Glioblastoma multiforme (GBM) is an aggressive, deadly form of brain cancer with a prognosis of approximately 12-15 months. This bleak prognosis can be attributed to the ineffectiveness of current GBM treatment methods, which can be slow, painful, and expensive for patients. Advanced tissue and polymer engineering provide alternative avenues to improve GBM research, treatment, and therapy through the enhancement of organoid technology. In short, organoids are miniature organs grown in a dish and developed from stem cells that are induced into differentiation, typically through mechanical signaling from an extracellular scaffold such as a hydrogel. Conventionally, GBM stem cells are grown in vitro using tissue culture flasks made of polystyrene (TCPS). In this form, polystyrene is a hard plastic with a stiffness seven orders of magnitude greater than that of human brain tissue. Additionally, TCPS does not accurately depict the highly heterogenous tumor microenvironment (TME) of GBM. This project explores the mechanical properties of gelatin methacrylate (GelMA) and its compatibility with GBM organoids. GelMA was selected due to its cost efficiency, biocompatibility, and controllable stiffness. Samples of 3%, 5%, and 7% weight/volume GelMA hydrogels were synthesized using 3D-bioprinting techniques. Samples were mechanically characterized using various methods, including enzymatic degradation tests, fluid swell tests, and rheological testing, to determine which weight/volume percent exhibited a stiffness most similar to that of human brain tissue.
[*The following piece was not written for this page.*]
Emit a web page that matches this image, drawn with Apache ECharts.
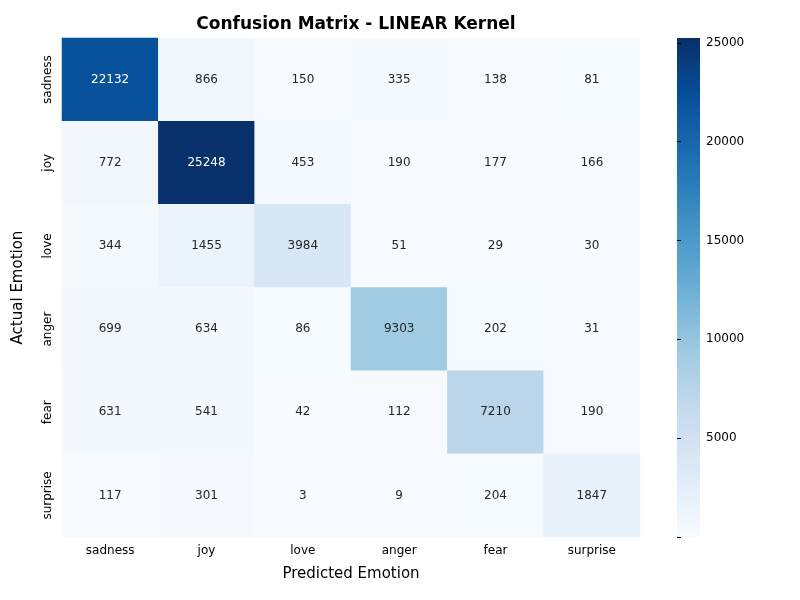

Based on rheological testing, 5% weight/volume GelMA hydrogel was most similar to native brain tissue and is likely the best candidate for in vitro culture of GBM tumor cells in the presence of soft biopolymers. In conclusion, soft polymers like GelMA can closely model tumor microenvironments and improve cell culture conditions to further advance GBM organoid technology.